JAKARTA (TheInsiderStories) – With an urgent need of more than US$105 billion for development, the government of Indonesia must manage budgets more creatively, in the attempt to find new sources of financing for infrastructure projects; this results from a realization of limited fiscal space.

Recent regulations have been issued to drive the role of regional government to participate more in managing potential. This action can, it is believed, reduce the dependency of regional government on central government for financing regional development.

Indonesia is a unitary state with a decentralized system of regional government. The State budget is the preserve of the central government and the House of Representatives, while budgets at the sub-national or local government level are called ‘APBDs’. Currently there are 529 separate APBDs produced by local governments and approved by elected local consultative assemblies. APBDs also require central government approval (specifically that of the Ministry of Home Affairs) before implementation.

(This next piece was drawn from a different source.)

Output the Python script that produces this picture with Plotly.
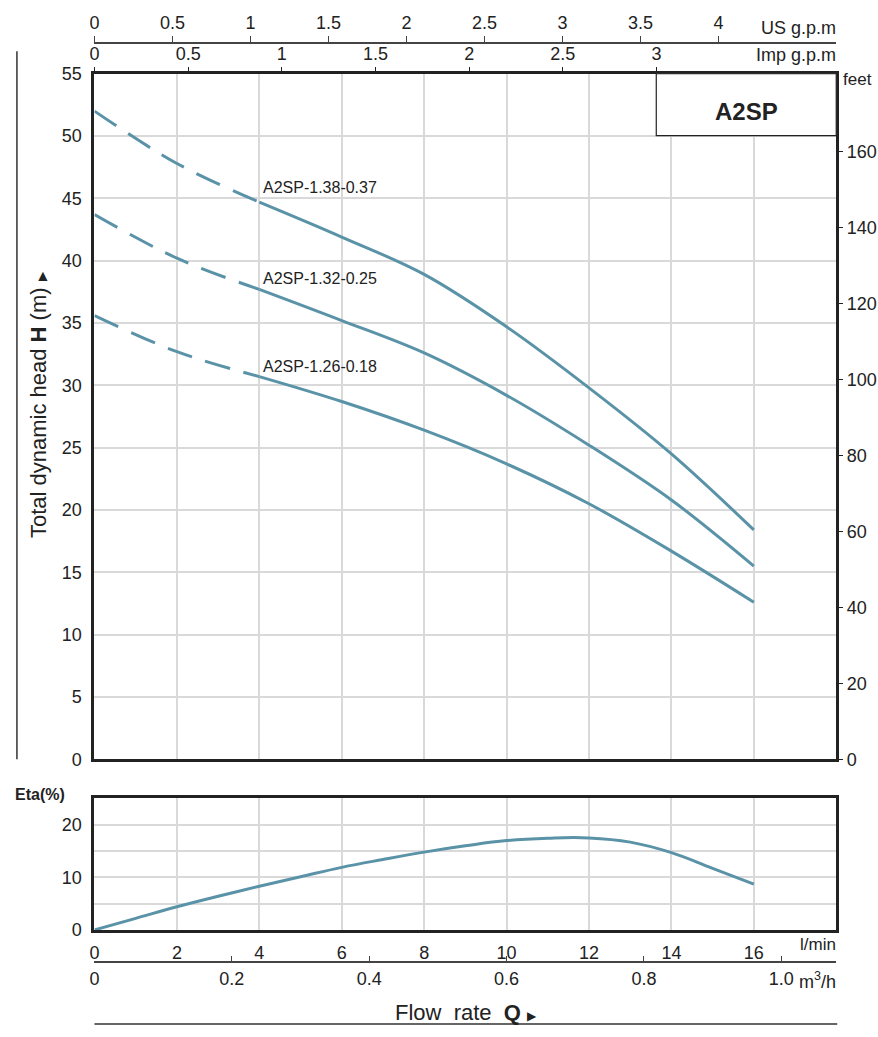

Somehow, the Financial Services Authority has currently simplified procedures for regional governments to sell bonds on capital markets and raise funds to help finance infrastructure projects in their respective regions.

Technically, regional governments have been allowed to issue bonds for more than a decade now. However, none have ventured forth to attempt to do so because of the complex procedures set up by the central government.

The new procedures will expedite issuance, while still ensuring sustainability and the ability of the regional governments to repay its debts.

For now, regional governments’ stream revenue comes mainly from central government contribution, local taxes and licensing fees. They barely cover their operational needs, let alone to finance major projects.

Based on FSA data, West, Central and East Java were already at an advanced stage to issue the bonds, without mentioning the exact date of issuance.

Central Java has considered issuing municipal bonds to help spur infrastructure development across the province.

With FSA having recently simplified the procedure of selling bonds in the capital market for alternative funding, the regional administration looks poised to take steps to realize the plan

On the same day, the FSA also issued two other regulations – on green bond procedures to raise money backed by natural resources and on an e-registration system to boost its service efficiency and transparency to stakeholders.

The central government also stated the Non-Government Budget Investment Financing (PINA) scheme is needed for Indonesian to develop infrastructure, said National Development Planning Minister Bambang Brodjonegoro.

This scheme will help reduce the burden on the state budget, which has been limited so far, to encourage development.

He expected the involvement of long-term funds in PINA, such as pension funds and life insurance, for the effective management and utilization of infrastructure financing.

Various financial instruments to support the PINA scheme are also being prepared, such as Perpetual Bonds with a very long tenure, which not only supports infrastructure development but also increases interest in the capital market.

Indonesia had 34 planned infrastructure projects using the PINA scheme as of December 2017, including 19 projects in toll road, four in aviation, 10 in power generation and transmission, and one in tourism. These projects cost 348.2 trillion Rp (25.8 billion USD) in total.

A number of PINA’s projects, including 15 Waskita toll roads and the Kertajati International Airport, have reached financial close.